## [Goal of the exercise]
Images are not part of the copy; write out the rest of the data exactly as given.

Stored items
<<<<

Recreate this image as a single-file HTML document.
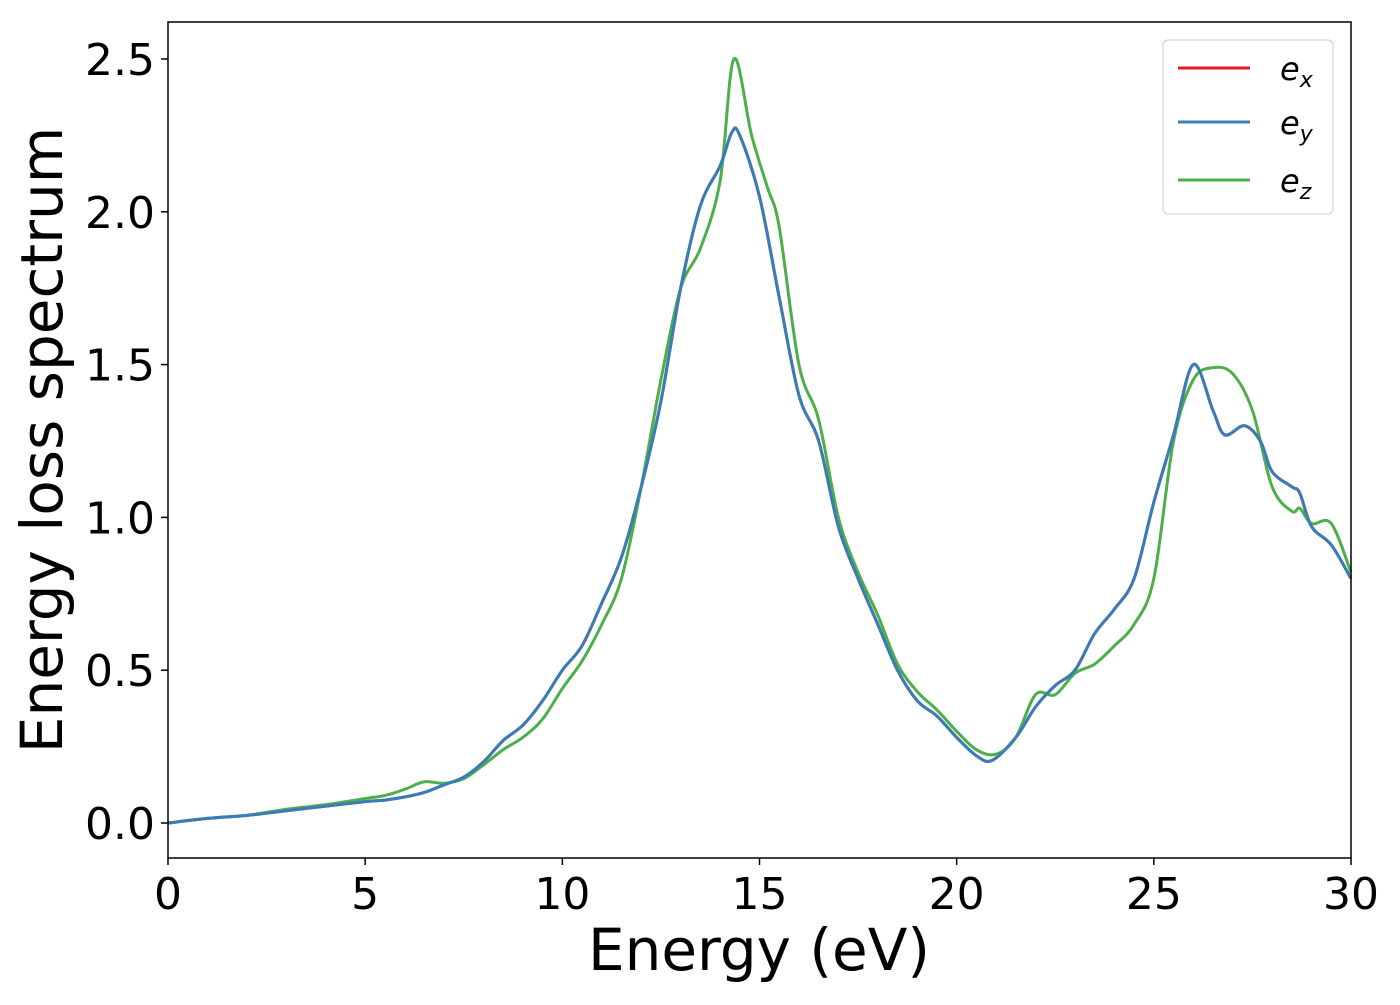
<!DOCTYPE html>
<html><head><meta charset="utf-8"><style>
body{margin:0;background:#fff}
svg text{font-family:"DejaVu Sans","Liberation Sans",sans-serif;fill:#000}
</style></head><body>
<svg width="1400" height="1000" viewBox="0 0 1400 1000" xmlns="http://www.w3.org/2000/svg">
<g id="axes"></g>
<g id="series"></g>
<rect x="168" y="22" width="1183" height="836" fill="none" stroke="#000" stroke-width="1.5"/>
<g>
<rect x="1163" y="40" width="170" height="174" rx="5" fill="#fff" fill-opacity="0.8" stroke="#ccc"/>
<line x1="1178" y1="68" x2="1250" y2="68" stroke="#e41a1c" stroke-width="3"/>
<text x="1280" y="80" font-size="32" font-style="italic">e<tspan font-size="22" dy="7">x</tspan></text>
<line x1="1178" y1="122" x2="1250" y2="122" stroke="#377eb8" stroke-width="3"/>
<text x="1280" y="134" font-size="32" font-style="italic">e<tspan font-size="22" dy="7">y</tspan></text>
<line x1="1178" y1="180" x2="1250" y2="180" stroke="#4daf4a" stroke-width="3"/>
<text x="1280" y="192" font-size="32" font-style="italic">e<tspan font-size="22" dy="7">z</tspan></text>
</g>
<text x="759" y="970" font-size="58" text-anchor="middle">Energy (eV)</text>
<text transform="translate(62,440) rotate(-90)" font-size="58" text-anchor="middle">Energy loss spectrum</text>
</svg>
<script>
const xTicks=[0,5,10,15,20,25,30];
const yTicks=[0.0,0.5,1.0,1.5,2.0,2.5];
const yTickLabels=["0.0","0.5","1.0","1.5","2.0","2.5"];
const xsXY=[0,1,2,3,4,5,5.5,6,6.5,7,7.5,8,8.5,9,9.5,10,10.5,11,11.5,12,12.5,13,13.5,14,14.3,14.5,15,15.5,16,16.5,17,17.5,18,18.5,19,19.5,20,20.5,20.9,21.5,22,22.5,23,23.5,24,24.5,25,25.5,26,26.5,26.8,27.3,27.7,28,28.5,28.7,29,29.5,30];
const ex=[0,0.015,0.025,0.04,0.055,0.07,0.075,0.085,0.1,0.125,0.15,0.2,0.27,0.32,0.4,0.5,0.58,0.72,0.87,1.1,1.38,1.75,2.02,2.15,2.26,2.25,2.05,1.72,1.4,1.25,0.97,0.8,0.65,0.5,0.4,0.35,0.28,0.22,0.205,0.28,0.38,0.45,0.5,0.62,0.7,0.8,1.05,1.27,1.5,1.35,1.27,1.3,1.25,1.15,1.1,1.08,0.97,0.91,0.8];
const ey=ex.slice();
const xsZ=[0,1,2,3,4,5,5.5,6,6.5,7,7.5,8,8.5,9,9.5,10,10.5,11,11.5,12,12.5,13,13.5,14,14.35,14.8,15.2,15.5,16,16.5,17,17.5,18,18.5,19,19.5,20,20.5,21,21.5,22,22.5,23,23.5,24,24.5,25,25.5,26,26.5,27,27.5,28,28.5,28.7,29,29.5,30];
const ez=[0,0.015,0.025,0.045,0.06,0.08,0.09,0.11,0.135,0.13,0.145,0.19,0.24,0.28,0.34,0.44,0.53,0.65,0.8,1.1,1.45,1.75,1.88,2.1,2.5,2.25,2.08,1.95,1.5,1.32,1.0,0.82,0.68,0.52,0.43,0.37,0.3,0.24,0.225,0.28,0.42,0.42,0.49,0.52,0.58,0.65,0.8,1.25,1.45,1.49,1.47,1.35,1.1,1.02,1.03,0.98,0.98,0.82];
const X=v=>168+v*(1351-168)/30;
const Y=v=>823-v*(823-59)/2.5;
const NS="http://www.w3.org/2000/svg";
const axes=document.getElementById('axes');
xTicks.forEach(t=>{
 const l=document.createElementNS(NS,'line');
 
 
 l.setAttribute('x1',X(t));l.setAttribute('x2',X(t));l.setAttribute('y1',858);l.setAttribute('y2',865);l.setAttribute('stroke','#000');l.setAttribute('stroke-width','1.5');
 axes.appendChild(l);
 const tx=document.createElementNS(NS,'text');
 
 
 tx.setAttribute('x',X(t));tx.setAttribute('y',909);tx.setAttribute('font-size','44');tx.setAttribute('text-anchor','middle');
 tx.textContent=String(t);axes.appendChild(tx);
});
yTicks.forEach((t,i)=>{
 const l=document.createElementNS(NS,'line');
 
 
 l.setAttribute('x1',161);l.setAttribute('x2',168);l.setAttribute('y1',Y(t));l.setAttribute('y2',Y(t));l.setAttribute('stroke','#000');l.setAttribute('stroke-width','1.5');
 axes.appendChild(l);
 const tx=document.createElementNS(NS,'text');
 
 
 tx.setAttribute('x',155);tx.setAttribute('y',Y(t)+16);tx.setAttribute('font-size','44');tx.setAttribute('text-anchor','end');
 tx.textContent=yTickLabels[i];axes.appendChild(tx);
});
function path(xs,ys){
 const p=xs.map((x,i)=>[X(x),Y(ys[i])]);
 let d=`M${p[0][0]},${p[0][1]}`;
 for(let i=0;i<p.length-1;i++){
  const p0=p[Math.max(0,i-1)],p1=p[i],p2=p[i+1],p3=p[Math.min(p.length-1,i+2)];
  const c1=[p1[0]+(p2[0]-p0[0])/6,p1[1]+(p2[1]-p0[1])/6];
  const c2=[p2[0]-(p3[0]-p1[0])/6,p2[1]-(p3[1]-p1[1])/6];
  d+=`C${c1[0]},${c1[1]} ${c2[0]},${c2[1]} ${p2[0]},${p2[1]}`;
 }
 return d;
}
const g=document.getElementById('series');
[[xsXY,ex,'#e41a1c','series-ex'],[xsZ,ez,'#4daf4a','series-ez'],[xsXY,ey,'#377eb8','series-ey']].forEach(s=>{
 const el=document.createElementNS(NS,'path');
 
 
 el.setAttribute('d',path(s[0],s[1]));el.setAttribute('fill','none');el.setAttribute('stroke',s[2]);el.setAttribute('stroke-width','3');
 g.appendChild(el);
});
</script>
</body></html>
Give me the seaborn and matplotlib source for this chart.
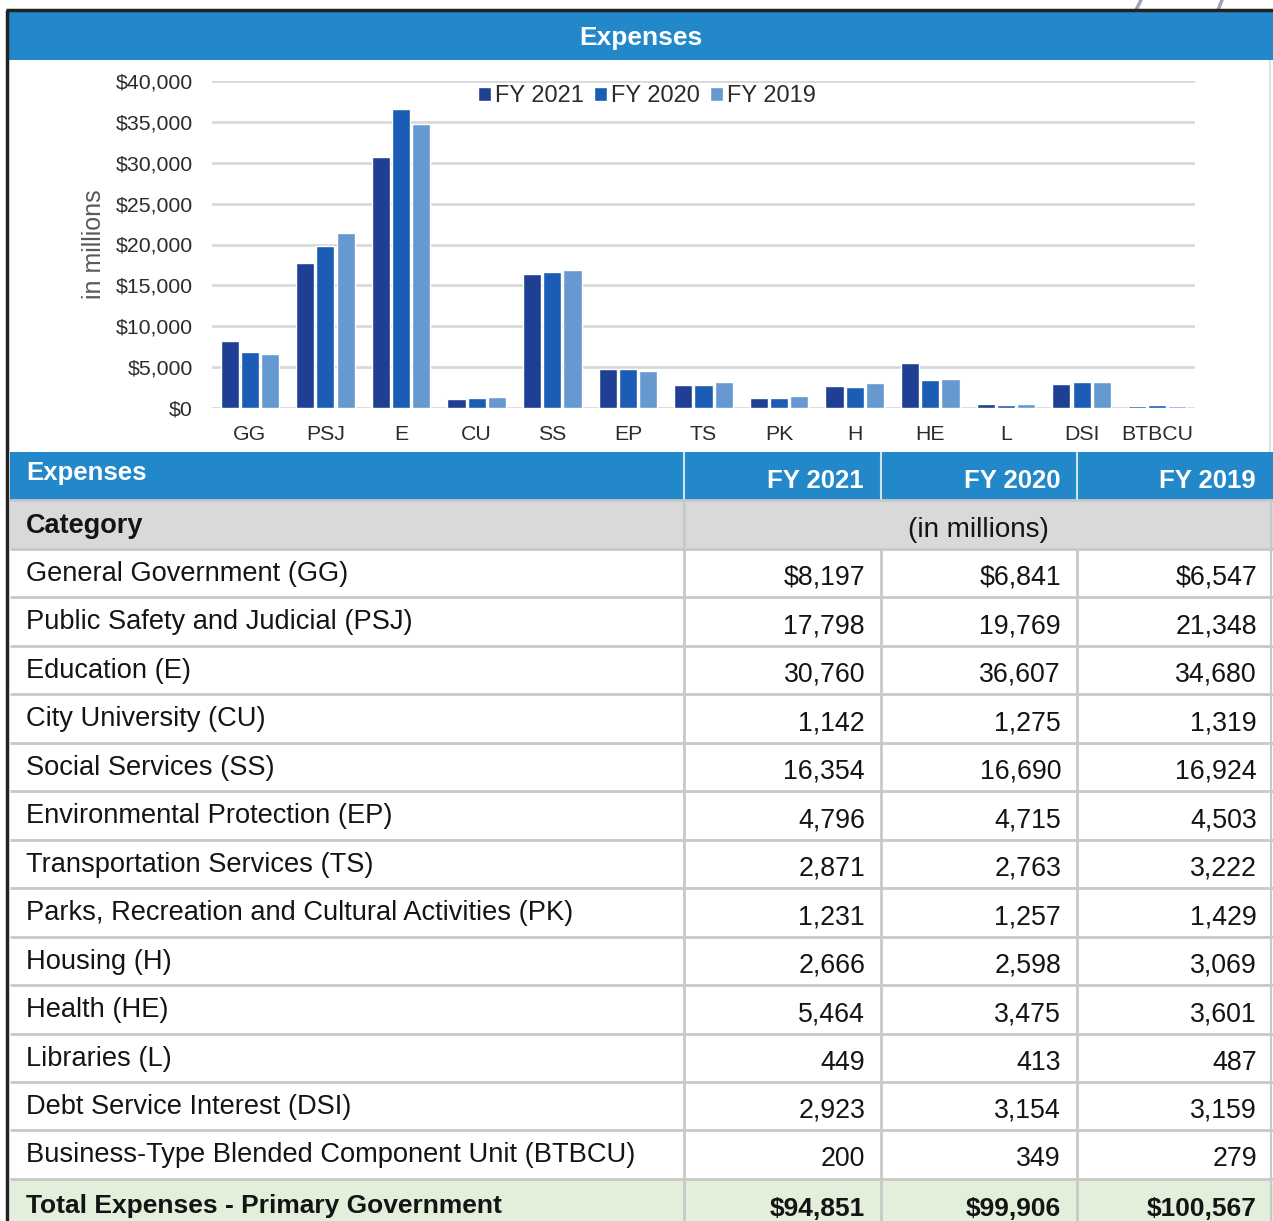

>>>>

## [Solution to the problem]
Recreate this image as a single-file HTML document.
<!DOCTYPE html>
<html><head><meta charset="utf-8"><style>
body{margin:0;background:#fff}
svg text{font-family:"DejaVu Sans","Liberation Sans",sans-serif;fill:#000}
</style></head><body>
<svg width="1400" height="1000" viewBox="0 0 1400 1000" xmlns="http://www.w3.org/2000/svg">
<g id="axes"></g>
<g id="series"></g>
<rect x="168" y="22" width="1183" height="836" fill="none" stroke="#000" stroke-width="1.5"/>
<g>
<rect x="1163" y="40" width="170" height="174" rx="5" fill="#fff" fill-opacity="0.8" stroke="#ccc"/>
<line x1="1178" y1="68" x2="1250" y2="68" stroke="#e41a1c" stroke-width="3"/>
<text x="1280" y="80" font-size="32" font-style="italic">e<tspan font-size="22" dy="7">x</tspan></text>
<line x1="1178" y1="122" x2="1250" y2="122" stroke="#377eb8" stroke-width="3"/>
<text x="1280" y="134" font-size="32" font-style="italic">e<tspan font-size="22" dy="7">y</tspan></text>
<line x1="1178" y1="180" x2="1250" y2="180" stroke="#4daf4a" stroke-width="3"/>
<text x="1280" y="192" font-size="32" font-style="italic">e<tspan font-size="22" dy="7">z</tspan></text>
</g>
<text x="759" y="970" font-size="58" text-anchor="middle">Energy (eV)</text>
<text transform="translate(62,440) rotate(-90)" font-size="58" text-anchor="middle">Energy loss spectrum</text>
</svg>
<script>
const xTicks=[0,5,10,15,20,25,30];
const yTicks=[0.0,0.5,1.0,1.5,2.0,2.5];
const yTickLabels=["0.0","0.5","1.0","1.5","2.0","2.5"];
const xsXY=[0,1,2,3,4,5,5.5,6,6.5,7,7.5,8,8.5,9,9.5,10,10.5,11,11.5,12,12.5,13,13.5,14,14.3,14.5,15,15.5,16,16.5,17,17.5,18,18.5,19,19.5,20,20.5,20.9,21.5,22,22.5,23,23.5,24,24.5,25,25.5,26,26.5,26.8,27.3,27.7,28,28.5,28.7,29,29.5,30];
const ex=[0,0.015,0.025,0.04,0.055,0.07,0.075,0.085,0.1,0.125,0.15,0.2,0.27,0.32,0.4,0.5,0.58,0.72,0.87,1.1,1.38,1.75,2.02,2.15,2.26,2.25,2.05,1.72,1.4,1.25,0.97,0.8,0.65,0.5,0.4,0.35,0.28,0.22,0.205,0.28,0.38,0.45,0.5,0.62,0.7,0.8,1.05,1.27,1.5,1.35,1.27,1.3,1.25,1.15,1.1,1.08,0.97,0.91,0.8];
const ey=ex.slice();
const xsZ=[0,1,2,3,4,5,5.5,6,6.5,7,7.5,8,8.5,9,9.5,10,10.5,11,11.5,12,12.5,13,13.5,14,14.35,14.8,15.2,15.5,16,16.5,17,17.5,18,18.5,19,19.5,20,20.5,21,21.5,22,22.5,23,23.5,24,24.5,25,25.5,26,26.5,27,27.5,28,28.5,28.7,29,29.5,30];
const ez=[0,0.015,0.025,0.045,0.06,0.08,0.09,0.11,0.135,0.13,0.145,0.19,0.24,0.28,0.34,0.44,0.53,0.65,0.8,1.1,1.45,1.75,1.88,2.1,2.5,2.25,2.08,1.95,1.5,1.32,1.0,0.82,0.68,0.52,0.43,0.37,0.3,0.24,0.225,0.28,0.42,0.42,0.49,0.52,0.58,0.65,0.8,1.25,1.45,1.49,1.47,1.35,1.1,1.02,1.03,0.98,0.98,0.82];
const X=v=>168+v*(1351-168)/30;
const Y=v=>823-v*(823-59)/2.5;
const NS="http://www.w3.org/2000/svg";
const axes=document.getElementById('axes');
xTicks.forEach(t=>{
 const l=document.createElementNS(NS,'line');
 
 
 l.setAttribute('x1',X(t));l.setAttribute('x2',X(t));l.setAttribute('y1',858);l.setAttribute('y2',865);l.setAttribute('stroke','#000');l.setAttribute('stroke-width','1.5');
 axes.appendChild(l);
 const tx=document.createElementNS(NS,'text');
 
 
 tx.setAttribute('x',X(t));tx.setAttribute('y',909);tx.setAttribute('font-size','44');tx.setAttribute('text-anchor','middle');
 tx.textContent=String(t);axes.appendChild(tx);
});
yTicks.forEach((t,i)=>{
 const l=document.createElementNS(NS,'line');
 
 
 l.setAttribute('x1',161);l.setAttribute('x2',168);l.setAttribute('y1',Y(t));l.setAttribute('y2',Y(t));l.setAttribute('stroke','#000');l.setAttribute('stroke-width','1.5');
 axes.appendChild(l);
 const tx=document.createElementNS(NS,'text');
 
 
 tx.setAttribute('x',155);tx.setAttribute('y',Y(t)+16);tx.setAttribute('font-size','44');tx.setAttribute('text-anchor','end');
 tx.textContent=yTickLabels[i];axes.appendChild(tx);
});
function path(xs,ys){
 const p=xs.map((x,i)=>[X(x),Y(ys[i])]);
 let d=`M${p[0][0]},${p[0][1]}`;
 for(let i=0;i<p.length-1;i++){
  const p0=p[Math.max(0,i-1)],p1=p[i],p2=p[i+1],p3=p[Math.min(p.length-1,i+2)];
  const c1=[p1[0]+(p2[0]-p0[0])/6,p1[1]+(p2[1]-p0[1])/6];
  const c2=[p2[0]-(p3[0]-p1[0])/6,p2[1]-(p3[1]-p1[1])/6];
  d+=`C${c1[0]},${c1[1]} ${c2[0]},${c2[1]} ${p2[0]},${p2[1]}`;
 }
 return d;
}
const g=document.getElementById('series');
[[xsXY,ex,'#e41a1c','series-ex'],[xsZ,ez,'#4daf4a','series-ez'],[xsXY,ey,'#377eb8','series-ey']].forEach(s=>{
 const el=document.createElementNS(NS,'path');
 
 
 el.setAttribute('d',path(s[0],s[1]));el.setAttribute('fill','none');el.setAttribute('stroke',s[2]);el.setAttribute('stroke-width','3');
 g.appendChild(el);
});
</script>
</body></html>
Give me the seaborn and matplotlib source for this chart.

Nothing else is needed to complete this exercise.